** begin Exercise materials **

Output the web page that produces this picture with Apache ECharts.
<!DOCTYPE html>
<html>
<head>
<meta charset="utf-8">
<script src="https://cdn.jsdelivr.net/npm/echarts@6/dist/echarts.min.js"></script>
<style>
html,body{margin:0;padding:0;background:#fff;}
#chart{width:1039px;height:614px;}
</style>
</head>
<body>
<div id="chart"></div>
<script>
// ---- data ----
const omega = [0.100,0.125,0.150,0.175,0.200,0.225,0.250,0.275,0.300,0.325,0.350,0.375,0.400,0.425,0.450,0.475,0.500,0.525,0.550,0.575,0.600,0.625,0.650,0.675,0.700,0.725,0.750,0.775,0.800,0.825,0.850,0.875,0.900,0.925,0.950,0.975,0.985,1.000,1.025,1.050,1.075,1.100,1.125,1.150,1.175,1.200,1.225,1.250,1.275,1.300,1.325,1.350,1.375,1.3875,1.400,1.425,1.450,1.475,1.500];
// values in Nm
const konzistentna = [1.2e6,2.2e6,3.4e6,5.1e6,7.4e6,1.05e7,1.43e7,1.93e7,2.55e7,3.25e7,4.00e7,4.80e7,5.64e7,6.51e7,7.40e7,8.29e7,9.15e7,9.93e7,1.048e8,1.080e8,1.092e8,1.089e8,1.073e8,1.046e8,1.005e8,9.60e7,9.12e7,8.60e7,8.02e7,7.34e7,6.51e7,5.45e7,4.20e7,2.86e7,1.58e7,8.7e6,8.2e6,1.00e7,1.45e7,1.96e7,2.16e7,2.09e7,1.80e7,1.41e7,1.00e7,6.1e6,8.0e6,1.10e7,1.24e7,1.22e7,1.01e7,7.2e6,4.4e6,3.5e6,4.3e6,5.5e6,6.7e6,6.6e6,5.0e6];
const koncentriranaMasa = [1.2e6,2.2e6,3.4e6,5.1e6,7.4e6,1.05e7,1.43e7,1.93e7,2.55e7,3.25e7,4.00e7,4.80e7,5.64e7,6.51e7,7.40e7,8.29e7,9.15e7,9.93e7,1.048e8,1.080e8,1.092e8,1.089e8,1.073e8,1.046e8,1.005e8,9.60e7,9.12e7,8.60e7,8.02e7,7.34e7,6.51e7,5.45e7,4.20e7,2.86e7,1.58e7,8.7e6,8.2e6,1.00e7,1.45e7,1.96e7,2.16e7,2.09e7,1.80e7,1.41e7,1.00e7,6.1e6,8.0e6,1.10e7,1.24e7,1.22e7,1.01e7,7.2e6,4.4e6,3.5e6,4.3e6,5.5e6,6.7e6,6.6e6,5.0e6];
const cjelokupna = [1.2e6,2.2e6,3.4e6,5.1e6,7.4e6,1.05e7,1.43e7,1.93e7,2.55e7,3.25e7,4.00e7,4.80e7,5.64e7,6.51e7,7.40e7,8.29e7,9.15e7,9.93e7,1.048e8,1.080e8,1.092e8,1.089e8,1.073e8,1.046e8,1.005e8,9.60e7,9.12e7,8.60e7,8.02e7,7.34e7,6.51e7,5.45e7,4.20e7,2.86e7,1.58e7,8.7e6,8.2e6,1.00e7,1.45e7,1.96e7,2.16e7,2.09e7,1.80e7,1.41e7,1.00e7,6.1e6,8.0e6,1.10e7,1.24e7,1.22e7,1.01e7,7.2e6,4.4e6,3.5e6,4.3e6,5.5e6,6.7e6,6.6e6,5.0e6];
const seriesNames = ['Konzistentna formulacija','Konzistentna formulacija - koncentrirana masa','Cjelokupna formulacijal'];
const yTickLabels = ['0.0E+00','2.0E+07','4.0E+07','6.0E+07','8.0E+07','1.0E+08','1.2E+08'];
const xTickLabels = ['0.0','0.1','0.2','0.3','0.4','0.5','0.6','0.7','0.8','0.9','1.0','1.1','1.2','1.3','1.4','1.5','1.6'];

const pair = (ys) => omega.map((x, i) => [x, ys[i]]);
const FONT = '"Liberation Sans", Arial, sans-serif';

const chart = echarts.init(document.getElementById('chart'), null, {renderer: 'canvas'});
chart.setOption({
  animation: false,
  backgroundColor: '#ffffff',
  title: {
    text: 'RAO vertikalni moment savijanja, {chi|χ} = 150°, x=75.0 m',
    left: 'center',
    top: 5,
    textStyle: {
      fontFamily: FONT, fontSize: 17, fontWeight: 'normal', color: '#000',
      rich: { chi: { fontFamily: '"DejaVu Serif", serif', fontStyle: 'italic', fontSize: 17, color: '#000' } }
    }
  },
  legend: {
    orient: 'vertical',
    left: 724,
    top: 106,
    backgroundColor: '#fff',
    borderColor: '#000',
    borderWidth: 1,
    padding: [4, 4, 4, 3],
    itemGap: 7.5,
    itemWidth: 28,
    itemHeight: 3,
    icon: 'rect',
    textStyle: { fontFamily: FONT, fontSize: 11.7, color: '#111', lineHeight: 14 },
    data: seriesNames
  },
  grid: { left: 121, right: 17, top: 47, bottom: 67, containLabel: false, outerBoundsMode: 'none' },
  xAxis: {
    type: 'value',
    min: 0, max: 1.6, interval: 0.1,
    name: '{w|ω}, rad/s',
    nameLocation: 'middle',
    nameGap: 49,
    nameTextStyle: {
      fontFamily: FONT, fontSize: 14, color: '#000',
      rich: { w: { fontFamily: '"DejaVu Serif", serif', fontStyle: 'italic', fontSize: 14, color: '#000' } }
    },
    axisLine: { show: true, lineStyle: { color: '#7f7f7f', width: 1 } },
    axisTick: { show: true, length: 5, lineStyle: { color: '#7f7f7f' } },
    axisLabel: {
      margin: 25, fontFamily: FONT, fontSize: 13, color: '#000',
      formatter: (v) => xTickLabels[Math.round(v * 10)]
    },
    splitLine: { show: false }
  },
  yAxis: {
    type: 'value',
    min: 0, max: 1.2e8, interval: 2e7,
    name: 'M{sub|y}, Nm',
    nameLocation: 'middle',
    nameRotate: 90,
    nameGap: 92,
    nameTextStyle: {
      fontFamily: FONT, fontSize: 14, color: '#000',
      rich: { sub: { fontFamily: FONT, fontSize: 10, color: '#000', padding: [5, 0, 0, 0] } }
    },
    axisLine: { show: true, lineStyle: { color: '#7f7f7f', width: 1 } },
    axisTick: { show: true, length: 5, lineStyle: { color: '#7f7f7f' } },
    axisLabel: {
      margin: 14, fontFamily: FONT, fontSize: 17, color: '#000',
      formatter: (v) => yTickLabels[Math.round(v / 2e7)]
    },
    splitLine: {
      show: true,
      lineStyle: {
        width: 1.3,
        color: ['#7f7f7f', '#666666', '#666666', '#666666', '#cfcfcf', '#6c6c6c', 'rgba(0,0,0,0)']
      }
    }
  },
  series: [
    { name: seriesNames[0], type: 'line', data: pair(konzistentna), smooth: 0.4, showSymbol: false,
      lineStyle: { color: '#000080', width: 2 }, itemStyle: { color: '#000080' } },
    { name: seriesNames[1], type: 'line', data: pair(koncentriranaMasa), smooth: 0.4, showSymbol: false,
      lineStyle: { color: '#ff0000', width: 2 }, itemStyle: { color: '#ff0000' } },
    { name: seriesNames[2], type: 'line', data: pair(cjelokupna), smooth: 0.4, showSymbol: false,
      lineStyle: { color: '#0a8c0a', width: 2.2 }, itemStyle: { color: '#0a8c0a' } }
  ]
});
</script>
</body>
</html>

** end Exercise materials **
** begin Exercise materials **

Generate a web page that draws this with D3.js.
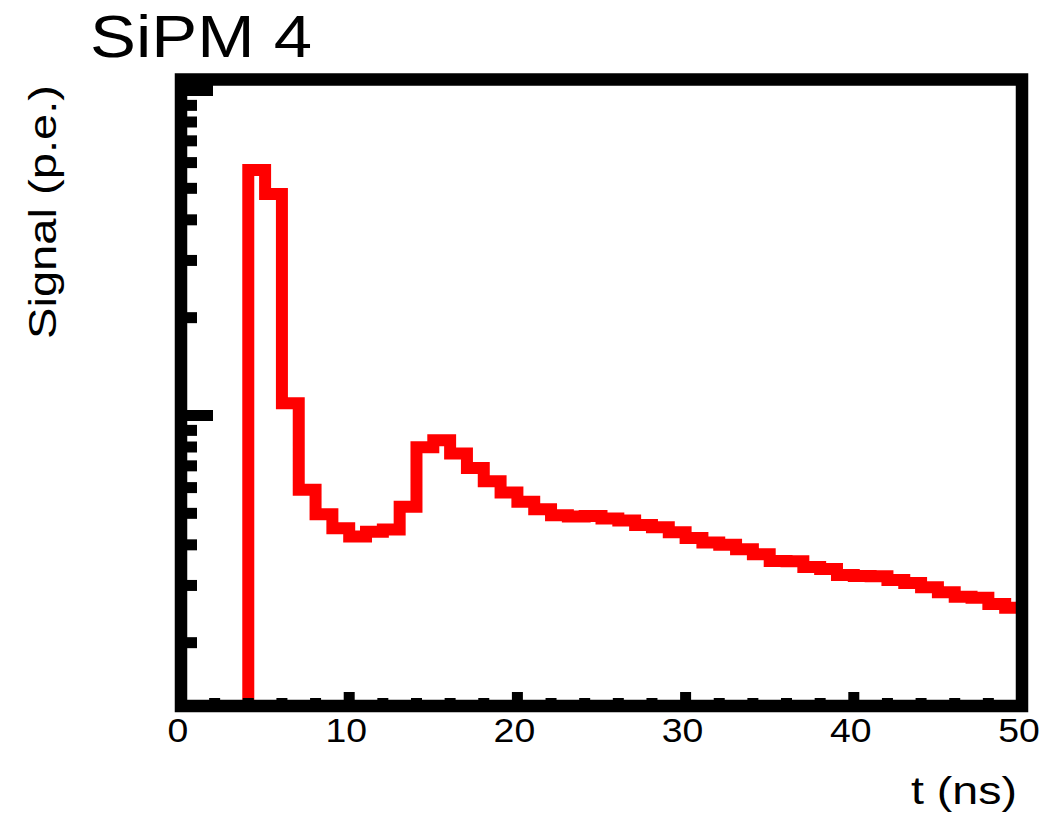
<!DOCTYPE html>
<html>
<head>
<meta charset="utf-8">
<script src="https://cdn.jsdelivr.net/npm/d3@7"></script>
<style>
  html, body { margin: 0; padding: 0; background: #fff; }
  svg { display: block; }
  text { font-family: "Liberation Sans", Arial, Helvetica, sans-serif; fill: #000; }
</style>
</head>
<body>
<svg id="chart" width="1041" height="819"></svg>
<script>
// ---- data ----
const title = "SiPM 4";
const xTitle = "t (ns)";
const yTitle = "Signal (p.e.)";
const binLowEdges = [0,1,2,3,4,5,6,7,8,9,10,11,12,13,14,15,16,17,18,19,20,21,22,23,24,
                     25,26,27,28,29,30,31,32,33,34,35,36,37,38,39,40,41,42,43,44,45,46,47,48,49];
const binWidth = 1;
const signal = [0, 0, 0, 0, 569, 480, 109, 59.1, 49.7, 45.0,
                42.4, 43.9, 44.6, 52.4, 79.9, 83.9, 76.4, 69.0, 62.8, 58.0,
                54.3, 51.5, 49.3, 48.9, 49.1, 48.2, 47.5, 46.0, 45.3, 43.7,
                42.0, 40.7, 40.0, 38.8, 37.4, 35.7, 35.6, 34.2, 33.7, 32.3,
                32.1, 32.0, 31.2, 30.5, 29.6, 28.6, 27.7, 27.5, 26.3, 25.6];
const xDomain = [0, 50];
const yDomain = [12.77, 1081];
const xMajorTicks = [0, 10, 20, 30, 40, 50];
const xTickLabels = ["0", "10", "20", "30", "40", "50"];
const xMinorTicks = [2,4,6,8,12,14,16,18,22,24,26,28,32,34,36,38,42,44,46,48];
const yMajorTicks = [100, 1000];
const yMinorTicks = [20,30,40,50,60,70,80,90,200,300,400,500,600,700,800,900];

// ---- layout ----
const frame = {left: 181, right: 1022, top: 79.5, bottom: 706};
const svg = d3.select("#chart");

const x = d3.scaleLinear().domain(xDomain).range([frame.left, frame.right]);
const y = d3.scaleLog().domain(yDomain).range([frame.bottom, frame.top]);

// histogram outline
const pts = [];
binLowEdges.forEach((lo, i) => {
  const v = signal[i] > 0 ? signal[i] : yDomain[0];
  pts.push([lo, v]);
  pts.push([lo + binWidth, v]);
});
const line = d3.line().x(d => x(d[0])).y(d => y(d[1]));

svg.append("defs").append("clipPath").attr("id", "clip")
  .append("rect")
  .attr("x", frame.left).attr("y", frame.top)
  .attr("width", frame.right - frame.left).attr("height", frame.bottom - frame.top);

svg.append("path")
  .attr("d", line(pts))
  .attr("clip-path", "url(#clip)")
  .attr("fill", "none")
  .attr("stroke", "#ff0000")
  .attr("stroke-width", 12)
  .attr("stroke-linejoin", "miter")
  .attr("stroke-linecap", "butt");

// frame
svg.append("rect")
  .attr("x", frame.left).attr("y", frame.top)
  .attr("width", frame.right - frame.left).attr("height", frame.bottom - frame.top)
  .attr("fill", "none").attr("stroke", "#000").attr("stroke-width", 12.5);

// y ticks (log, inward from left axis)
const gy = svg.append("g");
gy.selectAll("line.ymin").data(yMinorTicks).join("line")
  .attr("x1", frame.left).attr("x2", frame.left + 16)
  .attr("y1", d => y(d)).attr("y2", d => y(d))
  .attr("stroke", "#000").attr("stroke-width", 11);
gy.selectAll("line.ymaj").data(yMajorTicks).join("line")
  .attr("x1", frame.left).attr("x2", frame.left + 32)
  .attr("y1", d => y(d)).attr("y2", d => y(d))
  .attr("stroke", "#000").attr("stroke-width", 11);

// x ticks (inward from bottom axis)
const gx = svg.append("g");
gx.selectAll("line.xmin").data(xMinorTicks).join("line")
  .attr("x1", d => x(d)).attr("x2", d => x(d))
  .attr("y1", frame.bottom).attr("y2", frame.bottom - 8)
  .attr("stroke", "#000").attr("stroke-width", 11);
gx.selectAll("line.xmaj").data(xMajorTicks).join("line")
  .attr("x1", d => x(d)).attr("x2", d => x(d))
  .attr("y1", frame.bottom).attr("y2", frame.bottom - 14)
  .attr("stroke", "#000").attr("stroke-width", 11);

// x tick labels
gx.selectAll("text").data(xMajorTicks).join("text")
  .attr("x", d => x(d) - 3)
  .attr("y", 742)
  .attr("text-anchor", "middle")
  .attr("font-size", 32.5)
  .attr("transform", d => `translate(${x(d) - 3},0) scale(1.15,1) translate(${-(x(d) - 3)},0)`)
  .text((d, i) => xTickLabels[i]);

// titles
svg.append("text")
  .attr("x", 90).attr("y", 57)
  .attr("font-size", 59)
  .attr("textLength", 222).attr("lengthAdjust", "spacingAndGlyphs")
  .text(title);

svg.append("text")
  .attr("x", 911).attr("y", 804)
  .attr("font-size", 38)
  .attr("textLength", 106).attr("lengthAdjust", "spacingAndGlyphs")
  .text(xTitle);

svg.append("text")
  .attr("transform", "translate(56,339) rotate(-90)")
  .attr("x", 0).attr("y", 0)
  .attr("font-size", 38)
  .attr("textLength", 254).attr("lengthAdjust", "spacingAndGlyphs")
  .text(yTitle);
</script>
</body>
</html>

** end Exercise materials **

For each line of the entries that includes "with", show that line.

Output the web page that produces this picture with Apache ECharts.
Generate a web page that draws this with D3.js.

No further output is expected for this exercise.